Blood in the Machine: one year anniversary
A bold new history of the Luddites carries contemporary resonance in the age of AI
Space is at a premium on our home bookshelf. It’s bursting at the seams from holding too many words, worlds, and dreams. Gone are our plans to add decorative flourishes here and there with little ornaments, house plants, or fancy bookends. Every slice of available space is taken up by the alluring spines of books and graphic novels that my wife and I feel compelled to own in physical form. There is so little space that I begrudgingly read on a Kindle device more and more.
But Brian Merchant’s handsome tome was published one year ago (happy Bookaversary!) and takes pride of place on my jam-packed home bochord (an awesome medieval word we should revive: look it up). Blood In The Machine (2023) is a triumphant battle cry for the ethical technologist: excellently researched, delightfully narrated, and published exactly when we needed it the most.
Blood In The Machine struck our moment in the zeitgeist with perfect timing and received numerous accolades. BBC chose it as a Book of the Week, while WIRED, the New Yorker, and the Financial Times named it as one of the best books of the year, and it was also longlisted for the FT and Schroeders Best Business Book of 2023.
Blood In The Machine came into my life by way of Paris Marx’s excellent podcast, Tech Won’t Save Us, specifically this episode from September 2023. After listening to that interview I immediately ordered the book on Amazon (I wonder how much blood is in their machines?) I found myself educated, inspired, and intellectually vindicated by Merchant’s accounting of the Luddite uprising against factory owners in 19th century England, which he once described as “a hybrid of narrative history, tech analysis, labor reportage, with a little polemical soapboxing thrown in because I couldn’t help myself.”
As a book, it does a marvelous job of explaining the true story of the oft-vilified and commonly misunderstood Luddites, who organized under the banner of (fictional) Ned Ludd in the north of England to (literally!) smash machines designed for textile industry automation—because of their economic squeezing effect on workers when brandished by greedy and unethical business owners. This is the nail in the coffin for anyone who would misuse the term “Luddite” to describe someone who refuses to adopt or adapt to technology purely out of ignorance or obstinance.

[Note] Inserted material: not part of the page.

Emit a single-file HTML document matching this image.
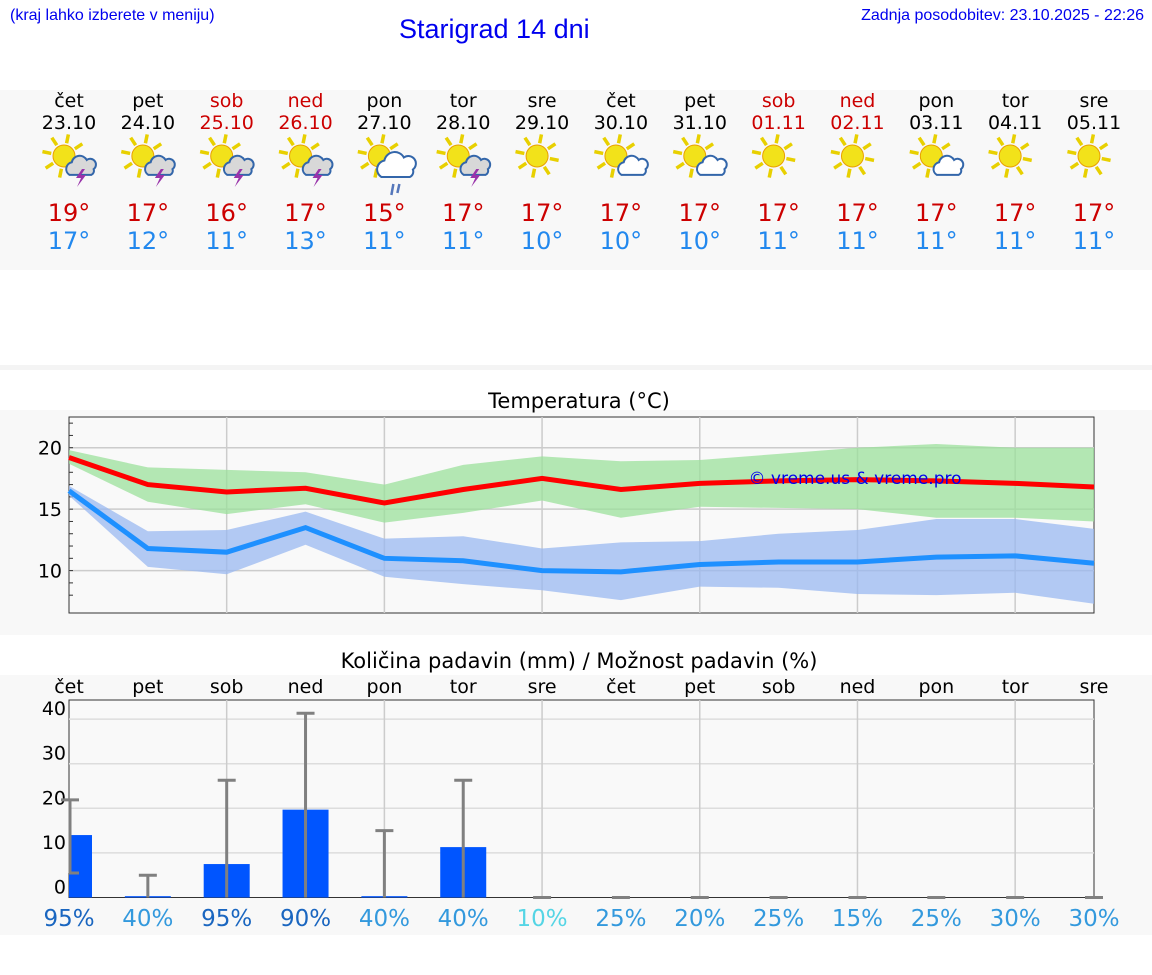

But it‘s as a catalyst for a new movement of neo-Luddites around the world today where the book really transcends the paper it’s written on. As Merchant noted in his publication anniversary post, the book has galvanized many readers into a fuller, richer understanding of the effect that today’s technology and tech companies are having on society through the parallels we can draw between what’s happening today and what happened in the 1800’s. Merchant tells us that he hopes “the true story of the Luddites — not the derisive myth of technophobic rubes — has made its way into the mainstream, where it, hopefully, can offer a critical lens for thinking about things like AI and gig work.”
Merchant has his finger on the pulse of history. Factory automation, the gig economy and the erosion of work stability, algorithmic computation, artificial intelligence, robotics — these innovations, just like the Spinning Jenny or the Gig Mill — have all had undesired effects on worker autonomy, worker rights, worker pay, and work-life balance. Recent innovations like generative AI now threaten most if not all the basic precepts of work self-efficacy and self-determination as we know these values today. Capitalism itself may not suffer any losses from disintermediating the workers: but our daily experience of life will be degraded.
Just as in the era of the Luddites, short-term gain can lead to long-term pain. Thanks to Brian’s work, we can now recognize it’s not the machinery itself that is at fault, but the selfish, profit-at-all-costs mindset of the business owners, profit-seeking investors and their puppet CEOs who so vehemently impel us to buy or use their inventions, regardless of the human cost.
Brian Merchant should be proud of his accomplishment both as an author and as a leader in reviving the spirit of standing up for human rights in the face of dehumanizing tech and callous tech leadership. Different time, different cast of characters, different machines, but the Blood In The Machine could end up being our blood if we don’t think critically and act responsibly when contemplating or building our uncertain future.